In 2022, the new tax brackets would be expected to kick in at about $452,700 in taxable income for a single individual and $509,300 for a married couple.
A White House official said a married couple collectively earning up to $509,300 wouldn’t see a tax increase.
“Consistent with the president’s campaign proposal, we are proposing to reverse the tax cut for the top bracket by returning that top tax bracket to what it would’ve been under pre-2017 law,” the official said. “That applies to less than 1 percent of Americans — the very top earners.”
The official said the president’s pledge not to increase taxes on those making less than $400,000 per year still stands.
“If you are an American individual or family earning less than $400,000, you will not see a dollar increase in your taxes,” they said. “And in fact, for the top bracket, it’s actually a little higher than that.”
Axios first reported on the clarification that a married couple with a combined income of more than $509,300 — theoretically, two individuals each with taxable income exceeding $255,000 — would see a portion of those earnings taxed at the new, higher rate.
The White House has given varying explanations on whether the $400,000 threshold applies to individuals or households.
Press secretary Jen Psaki had said last month that individuals making less than $400,000 per year wouldn’t see a tax hike under the president’s plans.

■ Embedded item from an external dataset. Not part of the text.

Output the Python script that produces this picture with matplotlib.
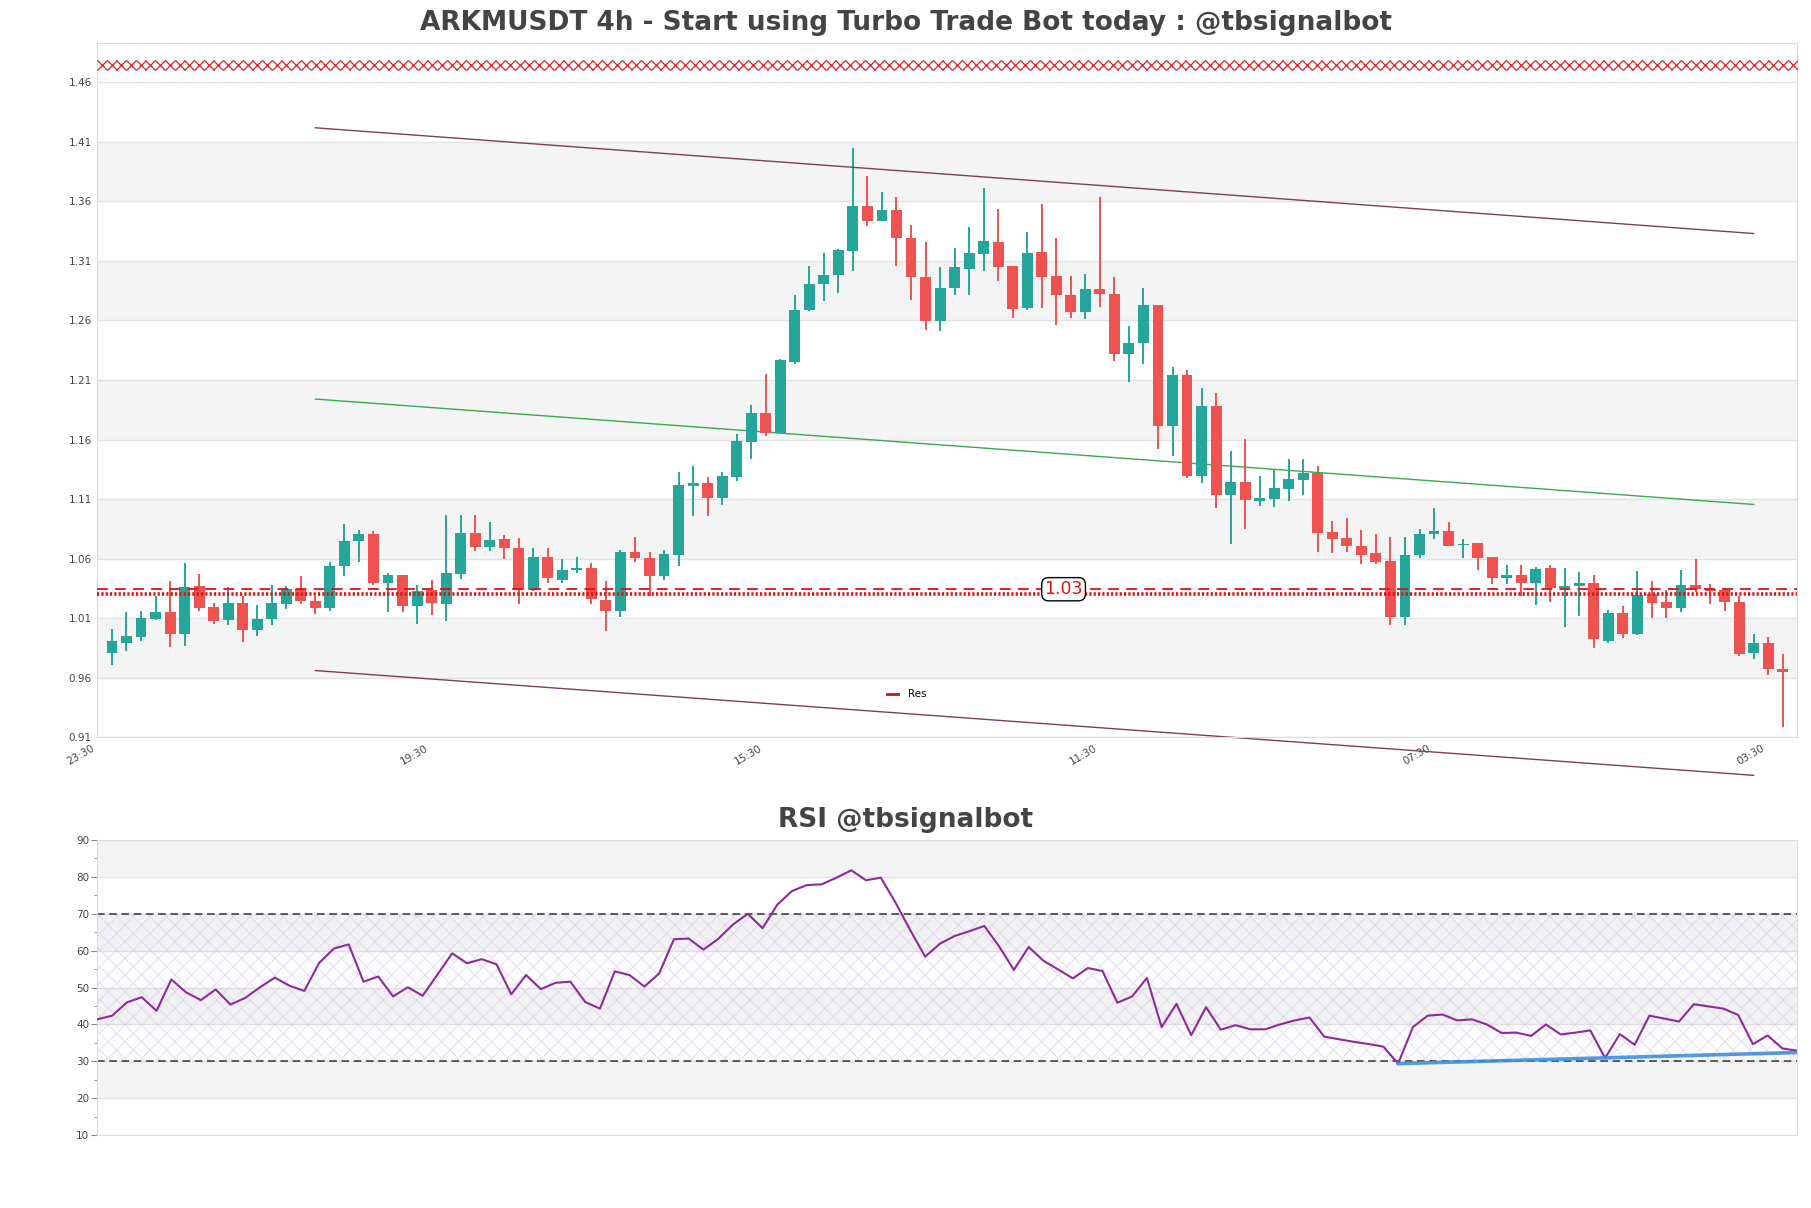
import numpy as np
import matplotlib
matplotlib.use("Agg")
import matplotlib.pyplot as plt
import matplotlib.transforms as mtransforms
from matplotlib.lines import Line2D

plt.rcParams["hatch.linewidth"] = 0.6

# ---------------- data ----------------
opens = [0.9806, 0.9895, 0.9941, 1.0096, 1.0150, 0.9969, 1.0370, 1.0192, 1.0088, 1.0227,
         1.0003, 1.0092, 1.0223, 1.0343, 1.0243, 1.0189, 1.0536, 1.0744, 1.0806, 1.0397,
         1.0463, 1.0204, 1.0339, 1.0223, 1.0474, 1.0814, 1.0694, 1.0764, 1.0690, 1.0335,
         1.0613, 1.0424, 1.0505, 1.0520, 1.0250, 1.0162, 1.0656, 1.0605, 1.0451, 1.0629,
         1.1208, 1.1235, 1.1111, 1.1285, 1.1582, 1.1825, 1.1659, 1.2250, 1.2690, 1.2910,
         1.2979, 1.3184, 1.3562, 1.3439, 1.3524, 1.3296, 1.2964, 1.2593, 1.2875, 1.3034,
         1.3161, 1.3257, 1.3057, 1.2706, 1.3176, 1.2972, 1.2817, 1.2675, 1.2868, 1.2825,
         1.2319, 1.2408, 1.2732, 1.1717, 1.2142, 1.1293, 1.1883, 1.1138, 1.1242, 1.1088,
         1.1100, 1.1188, 1.1258, 1.1320, 1.0825, 1.0775, 1.0706, 1.0648, 1.0583, 1.0111,
         1.0634, 1.0805, 1.0833, 1.0713, 1.0729, 1.0615, 1.0440, 1.0460, 1.0397, 1.0523,
         1.0357, 1.0369, 1.0393, 0.9909, 1.0143, 0.9968, 1.0301, 1.0234, 1.0186, 1.0377,
         1.0345, 1.0333, 1.0238, 0.9810, 0.9893, 0.9671]
highs = [1.0007, 1.0150, 1.0158, 1.0289, 1.0412, 1.0563, 1.0470, 1.0227, 1.0362, 1.0289,
         1.0212, 1.0378, 1.0370, 1.0451, 1.0289, 1.0570, 1.0887, 1.0841, 1.0829, 1.0478,
         1.0463, 1.0382, 1.0424, 1.0968, 1.0968, 1.0968, 1.0906, 1.0798, 1.0771, 1.0690,
         1.0690, 1.0598, 1.0617, 1.0567, 1.0412, 1.0675, 1.0783, 1.0656, 1.0675, 1.1331,
         1.1377, 1.1285, 1.1331, 1.1648, 1.1887, 1.2150, 1.2280, 1.2810, 1.3060, 1.3169,
         1.3200, 1.4048, 1.3817, 1.3678, 1.3640, 1.3404, 1.3261, 1.3053, 1.3211, 1.3385,
         1.3713, 1.3540, 1.3057, 1.3346, 1.3578, 1.3296, 1.2976, 1.2991, 1.3639, 1.2964,
         1.2555, 1.2875, 1.2732, 1.2211, 1.2180, 1.2037, 1.1991, 1.1505, 1.1601, 1.1292,
         1.1350, 1.1439, 1.1439, 1.1377, 1.0914, 1.0945, 1.0837, 1.0806, 1.0785, 1.0785,
         1.0845, 1.1023, 1.0904, 1.0765, 1.0729, 1.0615, 1.0547, 1.0547, 1.0528, 1.0547,
         1.0523, 1.0484, 1.0464, 1.0167, 1.0206, 1.0492, 1.0408, 1.0333, 1.0508, 1.0595,
         1.0389, 1.0349, 1.0286, 0.9968, 0.9941, 0.9802]
lows = [0.9710, 0.9826, 0.9910, 1.0088, 0.9857, 0.9864, 1.0162, 1.0050, 1.0042, 0.9900,
        0.9949, 1.0042, 1.0180, 1.0220, 1.0134, 1.0162, 1.0451, 1.0575, 1.0378, 1.0154,
        1.0154, 1.0050, 1.0123, 1.0073, 1.0432, 1.0660, 1.0663, 1.0598, 1.0219, 1.0327,
        1.0397, 1.0397, 1.0482, 1.0219, 0.9988, 1.0111, 1.0570, 1.0289, 1.0420, 1.0536,
        1.0960, 1.0960, 1.1053, 1.1254, 1.1439, 1.1632, 1.1655, 1.2234, 1.2680, 1.2767,
        1.2829, 1.3018, 1.3396, 1.3439, 1.3060, 1.2775, 1.2516, 1.2508, 1.2814, 1.2817,
        1.3018, 1.2933, 1.2624, 1.2690, 1.2706, 1.2562, 1.2624, 1.2613, 1.2709, 1.2257,
        1.2080, 1.2234, 1.1524, 1.1466, 1.1273, 1.1231, 1.1022, 1.0725, 1.0852, 1.1042,
        1.1034, 1.1080, 1.1138, 1.0656, 1.0644, 1.0656, 1.0559, 1.0559, 1.0040, 1.0040,
        1.0603, 1.0761, 1.0702, 1.0607, 1.0508, 1.0389, 1.0389, 1.0286, 1.0210, 1.0238,
        1.0028, 1.0119, 0.9850, 0.9889, 0.9937, 0.9960, 1.0100, 1.0099, 1.0150, 1.0317,
        1.0218, 1.0159, 0.9782, 0.9754, 0.9623, 0.9187]
closes = [0.9911, 0.9949, 1.0100, 1.0150, 0.9969, 1.0362, 1.0189, 1.0080, 1.0227, 1.0003,
          1.0092, 1.0227, 1.0343, 1.0243, 1.0189, 1.0536, 1.0748, 1.0806, 1.0397, 1.0463,
          1.0204, 1.0327, 1.0231, 1.0478, 1.0814, 1.0694, 1.0756, 1.0686, 1.0335, 1.0613,
          1.0436, 1.0505, 1.0520, 1.0258, 1.0162, 1.0656, 1.0605, 1.0451, 1.0636, 1.1219,
          1.1235, 1.1111, 1.1293, 1.1590, 1.1825, 1.1659, 1.2269, 1.2690, 1.2910, 1.2983,
          1.3195, 1.3562, 1.3439, 1.3524, 1.3292, 1.2964, 1.2593, 1.2875, 1.3053, 1.3165,
          1.3265, 1.3050, 1.2698, 1.3169, 1.2968, 1.2810, 1.2675, 1.2868, 1.2821, 1.2319,
          1.2408, 1.2732, 1.1717, 1.2142, 1.1293, 1.1883, 1.1138, 1.1242, 1.1096, 1.1111,
          1.1196, 1.1265, 1.1323, 1.0818, 1.0768, 1.0702, 1.0629, 1.0571, 1.0111, 1.0634,
          1.0805, 1.0829, 1.0710, 1.0721, 1.0607, 1.0440, 1.0460, 1.0397, 1.0516, 1.0357,
          1.0373, 1.0393, 0.9921, 1.0143, 0.9968, 1.0293, 1.0230, 1.0186, 1.0377, 1.0345,
          1.0325, 1.0238, 0.9802, 0.9893, 0.9671, 0.9646]

rsi = [41.4, 42.4, 46.0, 47.4, 43.7, 52.2, 48.7, 46.6, 49.5, 45.4,
       47.2, 50.1, 52.7, 50.5, 49.1, 56.7, 60.6, 61.7, 51.6, 53.0,
       47.6, 50.1, 47.8, 53.5, 59.3, 56.6, 57.7, 56.3, 48.2, 53.4,
       49.6, 51.3, 51.6, 46.1, 44.3, 54.4, 53.4, 50.3, 53.8, 63.1,
       63.3, 60.3, 63.2, 67.1, 70.0, 66.1, 72.5, 76.2, 77.8, 78.0,
       79.8, 81.8, 79.1, 79.8, 73.0, 65.5, 58.4, 61.9, 64.0, 65.3,
       66.7, 61.2, 54.8, 61.0, 57.3, 54.9, 52.5, 55.3, 54.5, 45.9,
       47.6, 52.6, 39.3, 45.6, 37.1, 44.7, 38.6, 39.8, 38.7, 38.7,
       40.0, 41.1, 41.9, 36.7, 36.0, 35.3, 34.7, 34.0, 29.4, 39.3,
       42.4, 42.7, 41.1, 41.4, 40.0, 37.7, 37.8, 36.9, 40.0, 37.3,
       37.8, 38.4, 30.9, 37.4, 34.5, 42.4, 41.6, 40.8, 45.5, 44.9,
       44.3, 42.6, 34.7, 37.0, 33.5, 32.9]

tick_idx = [0, 23, 46, 69, 92, 115]
tick_labels = ["23:30", "19:30", "15:30", "11:30", "07:30", "03:30"]
price_ticks = [0.91, 0.96, 1.01, 1.06, 1.11, 1.16, 1.21, 1.26, 1.31, 1.36, 1.41, 1.46]
rsi_ticks = [10, 20, 30, 40, 50, 60, 70, 80, 90]

# channel lines (start index, end index, start value, end value)
chan_x = [14, 113]
chan_upper = [1.4218, 1.3330]
chan_mid = [1.1940, 1.1055]
chan_lower = [0.9660, 0.8780]

res_level = 1.0343
res_dotted = 1.0306
res_label = "1.03"
top_level = 1.4746

div_x = [88, 115]
div_y = [29.4, 32.4]

# ---------------- figure ----------------
fig = plt.figure(figsize=(18.11, 12.08), dpi=100)
ax1 = fig.add_axes([0.0538, 0.3897, 0.9386, 0.5745])
ax2 = fig.add_axes([0.0538, 0.0603, 0.9386, 0.2443])

n = len(closes)
x = np.arange(n)
up_col = "#26a69a"
dn_col = "#ef5350"
band_col = "#f4f4f4"
grid_col = "#e2e2e2"
spine_col = "#dcdcdc"

# ---- main axes ----
ax1.set_xlim(-1, n)
ax1.set_ylim(0.91, 1.4928)
for k in range(len(price_ticks) - 1):
    if k % 2 == 1:
        ax1.axhspan(price_ticks[k], price_ticks[k + 1], color=band_col, zorder=0, lw=0)
for t in price_ticks:
    ax1.axhline(t, color=grid_col, lw=1.0, zorder=0.5)

o = np.array(opens); c = np.array(closes); h = np.array(highs); l = np.array(lows)
cols = [up_col if cc >= oo else dn_col for oo, cc in zip(o, c)]
ax1.vlines(x, l, h, colors=cols, lw=1.4, zorder=2)
bottoms = np.minimum(o, c)
heights = np.maximum(np.abs(c - o), 0.0012)
ax1.bar(x, heights, bottom=bottoms, width=0.75, color=cols, zorder=3, lw=0)

ax1.plot(chan_x, chan_upper, color="#7e3d5c", lw=1.0, zorder=2.5)
ax1.plot(chan_x, chan_mid, color="#3aaa4a", lw=1.0, zorder=2.5)
ax1.plot(chan_x, chan_lower, color="#7e3d5c", lw=1.0, zorder=2.5, clip_on=False)

ax1.axhline(res_level, color="#dd1111", lw=1.3, ls=(0, (6, 4)), zorder=4)
ax1.axhline(res_dotted, color="#dd1111", lw=2.6, ls=(0, (0.6, 0.6)), zorder=4)
ax1.text(65.5, res_level, res_label, color="#ee1111", fontsize=12.5, ha="center", va="center",
         zorder=6, bbox=dict(boxstyle="round,pad=0.15,rounding_size=0.4", fc="white", ec="black", lw=1.0))

xm = np.linspace(-0.7, n - 0.3, 175)
ax1.plot(xm, np.full_like(xm, top_level), ls="none", marker="x", ms=6.5, mew=0.9,
         color="#dd2222", zorder=4)

leg = ax1.legend([Line2D([0], [0], color="#cc1111", lw=2)], ["Res"], loc="center",
                 bbox_to_anchor=(0.476, 0.062), frameon=False, fontsize=7.5,
                 handlelength=1.1, handletextpad=0.9)

ax1.set_yticks(price_ticks)
ax1.set_yticklabels([f"{t:.2f}" for t in price_ticks])
ax1.set_xticks(tick_idx)
ax1.set_xticklabels(tick_labels, rotation=30, ha="right")
ax1.tick_params(axis="both", length=0, labelsize=7.5, labelcolor="#444444", pad=4)
offset = mtransforms.ScaledTranslation(-0.16, 0, fig.dpi_scale_trans)
for lab in ax1.get_xticklabels():
    lab.set_transform(lab.get_transform() + offset)
for sp in ax1.spines.values():
    sp.set_color(spine_col)

# ---- RSI axes ----
ax2.set_xlim(0, n - 1)
ax2.set_ylim(10, 90)
for k in range(len(rsi_ticks) - 1):
    if k % 2 == 1:
        ax2.axhspan(rsi_ticks[k], rsi_ticks[k + 1], color=band_col, zorder=0, lw=0)
for t in rsi_ticks:
    ax2.axhline(t, color=grid_col, lw=1.0, zorder=0.5)
ax2.fill_between([0, n - 1], 30, 70, facecolor=(0.55, 0.2, 0.6, 0.02),
                 edgecolor=(0.80, 0.76, 0.85, 0.5), hatch="xx", lw=0, zorder=1)
ax2.axhline(70, color="#333333", lw=1.1, ls=(0, (5, 3)), zorder=2)
ax2.axhline(30, color="#333333", lw=1.1, ls=(0, (5, 3)), zorder=2)
ax2.plot(x, rsi, color="#8e2a9a", lw=1.5, zorder=3)
ax2.plot(div_x, div_y, color="#3d8fe0", lw=2.6, alpha=0.9, zorder=4)
ax2.set_yticks(rsi_ticks)
ax2.set_yticks(np.arange(15, 90, 10), minor=True)
ax2.set_xticks([])
ax2.tick_params(axis="y", which="major", length=4, color="#888888", labelsize=7.5,
                labelcolor="#444444", pad=2)
ax2.tick_params(axis="y", which="minor", length=2.5, color="#888888")
for sp in ax2.spines.values():
    sp.set_color(spine_col)

fig.text(0.5, 0.981, "ARKMUSDT 4h - Start using Turbo Trade Bot today : @tbsignalbot",
         ha="center", va="center", fontsize=19, fontweight="bold", color="#444444")
fig.text(0.5, 0.321, "RSI @tbsignalbot", ha="center", va="center", fontsize=19,
         fontweight="bold", color="#444444")

fig.savefig("out.png", dpi=100)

Ms. Psaki and the White House had previously said the threshold applied to households or families.
In an interview with ABC last month, Mr. Biden said anybody making more than $400,000 per year could expect to see a “small to significant” tax increase under his plans.
“If you make less than $400,000, you won’t see one single penny in additional federal tax,” the president said.
On the campaign trail, Mr. Biden said that nobody earning less than $400,000 per year would see their taxes go up under his plans.
“He won’t ask a single person making under $400,000 per year to pay a penny more in taxes, and will in fact enact more than one-dozen middle class tax cuts that will finally give working families the financial support they deserve,” reads a partial summary of his tax plan from his campaign website.